··· DATA LINES

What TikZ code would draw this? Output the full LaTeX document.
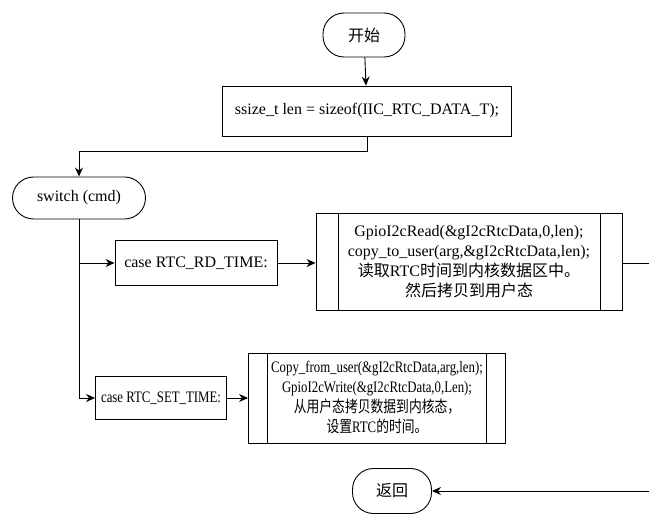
\documentclass[tikz,border=0pt]{standalone}
\usepackage{fontspec}
\usepackage{graphicx}
\setmainfont{Liberation Serif}
\newfontfamily\cjk{Noto Sans CJK SC}
\usetikzlibrary{positioning,arrows.meta}
\newcommand{\narrow}[1]{\scalebox{0.8}[1]{#1}}
\tikzset{
  term/.style={rectangle, rounded corners=21pt, draw=black, line width=0.9pt,
               minimum height=44pt, align=center, inner sep=2pt,
               font=\fontsize{16}{20}\selectfont},
  proc/.style={rectangle, draw=black, line width=0.9pt, align=center,
               inner sep=3pt, font=\fontsize{16}{20}\selectfont},
  pre/.style={proc, path picture={
      \draw[line width=0.9pt] ([xshift=#1]path picture bounding box.north west)
        -- ([xshift=#1]path picture bounding box.south west);
      \draw[line width=0.9pt] ([xshift=-#1]path picture bounding box.north east)
        -- ([xshift=-#1]path picture bounding box.south east);}},
  flowarr/.style={-{Stealth[length=9pt,width=8pt]}, line width=0.9pt},
}
\begin{document}
\begin{tikzpicture}[x=1pt,y=-1pt]
\useasboundingbox (0,0) rectangle (649,516);
% start / init
\node[term, minimum width=82pt] (start) at (364,35) {\cjk 开始};
\node[proc, minimum width=289pt, minimum height=50pt] (len) at (367,111)
  {ssize\_t len = sizeof(IIC\_RTC\_DATA\_T);};
% switch and the two cases
\node[term, minimum width=133pt, minimum height=42pt] (sw) at (79,198) {switch (cmd)};
\node[proc, minimum width=162pt, minimum height=45pt] (rdc) at (196,263) {case RTC\_RD\_TIME:};
\node[proc, minimum width=131pt, minimum height=43pt] (setc) at (161,398)
  {\narrow{case RTC\_SET\_TIME:}};
\node[pre=22pt, minimum width=306pt, minimum height=97pt] (rd) at (469,262)
  {GpioI2cRead(\&gI2cRtcData,0,len);\\
   copy\_to\_user(arg,\&gI2cRtcData,len);\\
   {\cjk 读取}RTC{\cjk 时间到内核数据区中。}\\
   {\cjk 然后拷贝到用户态}};
\node[pre=19pt, minimum width=257pt, minimum height=90pt] (set) at (377,398)
  {\narrow{Copy\_from\_user(\&gI2cRtcData,arg,len);}\\
   \narrow{GpioI2cWrite(\&gI2cRtcData,0,Len);}\\
   \narrow{\cjk 从用户态拷贝数据到内核态，}\\
   \narrow{{\cjk 设置}RTC{\cjk 的时间。}}};
\node[term, minimum width=79pt, minimum height=45pt] (ret) at (392,491) {\cjk 返回};
% right-hand return path (runs past the page edge)
\coordinate (ex) at (662,263);
\coordinate (ey) at (662,491);
% connectors
\draw[flowarr] (start) -- (len);
\draw[flowarr] (len.south) -- ++(0,15) -| (sw.north);
\draw[flowarr] (sw.south) |- (setc.west);
\draw[flowarr] (sw.south |- rdc.west) -- (rdc.west);
\draw[flowarr] (rdc.east) -- (rdc.east -| rd.west);
\draw[flowarr] (setc.east) -- (setc.east -| set.west);
\draw[flowarr] (rd.east |- rdc.east) -- (ex) -- (ey) -- (ret.east);
\end{tikzpicture}
\end{document}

······

Give back the whole listing as it stands, minus its pictures.

What TikZ code would draw this? Output the full LaTeX document.
\documentclass[tikz,border=0pt]{standalone}
\usepackage{fontspec}
\usepackage{graphicx}
\setmainfont{Liberation Serif}
\newfontfamily\cjk{Noto Sans CJK SC}
\usetikzlibrary{positioning,arrows.meta}
\newcommand{\narrow}[1]{\scalebox{0.8}[1]{#1}}
\tikzset{
  term/.style={rectangle, rounded corners=21pt, draw=black, line width=0.9pt,
               minimum height=44pt, align=center, inner sep=2pt,
               font=\fontsize{16}{20}\selectfont},
  proc/.style={rectangle, draw=black, line width=0.9pt, align=center,
               inner sep=3pt, font=\fontsize{16}{20}\selectfont},
  pre/.style={proc, path picture={
      \draw[line width=0.9pt] ([xshift=#1]path picture bounding box.north west)
        -- ([xshift=#1]path picture bounding box.south west);
      \draw[line width=0.9pt] ([xshift=-#1]path picture bounding box.north east)
        -- ([xshift=-#1]path picture bounding box.south east);}},
  flowarr/.style={-{Stealth[length=9pt,width=8pt]}, line width=0.9pt},
}
\begin{document}
\begin{tikzpicture}[x=1pt,y=-1pt]
\useasboundingbox (0,0) rectangle (649,516);
% start / init
\node[term, minimum width=82pt] (start) at (364,35) {\cjk 开始};
\node[proc, minimum width=289pt, minimum height=50pt] (len) at (367,111)
  {ssize\_t len = sizeof(IIC\_RTC\_DATA\_T);};
% switch and the two cases
\node[term, minimum width=133pt, minimum height=42pt] (sw) at (79,198) {switch (cmd)};
\node[proc, minimum width=162pt, minimum height=45pt] (rdc) at (196,263) {case RTC\_RD\_TIME:};
\node[proc, minimum width=131pt, minimum height=43pt] (setc) at (161,398)
  {\narrow{case RTC\_SET\_TIME:}};
\node[pre=22pt, minimum width=306pt, minimum height=97pt] (rd) at (469,262)
  {GpioI2cRead(\&gI2cRtcData,0,len);\\
   copy\_to\_user(arg,\&gI2cRtcData,len);\\
   {\cjk 读取}RTC{\cjk 时间到内核数据区中。}\\
   {\cjk 然后拷贝到用户态}};
\node[pre=19pt, minimum width=257pt, minimum height=90pt] (set) at (377,398)
  {\narrow{Copy\_from\_user(\&gI2cRtcData,arg,len);}\\
   \narrow{GpioI2cWrite(\&gI2cRtcData,0,Len);}\\
   \narrow{\cjk 从用户态拷贝数据到内核态，}\\
   \narrow{{\cjk 设置}RTC{\cjk 的时间。}}};
\node[term, minimum width=79pt, minimum height=45pt] (ret) at (392,491) {\cjk 返回};
% right-hand return path (runs past the page edge)
\coordinate (ex) at (662,263);
\coordinate (ey) at (662,491);
% connectors
\draw[flowarr] (start) -- (len);
\draw[flowarr] (len.south) -- ++(0,15) -| (sw.north);
\draw[flowarr] (sw.south) |- (setc.west);
\draw[flowarr] (sw.south |- rdc.west) -- (rdc.west);
\draw[flowarr] (rdc.east) -- (rdc.east -| rd.west);
\draw[flowarr] (setc.east) -- (setc.east -| set.west);
\draw[flowarr] (rd.east |- rdc.east) -- (ex) -- (ey) -- (ret.east);
\end{tikzpicture}
\end{document}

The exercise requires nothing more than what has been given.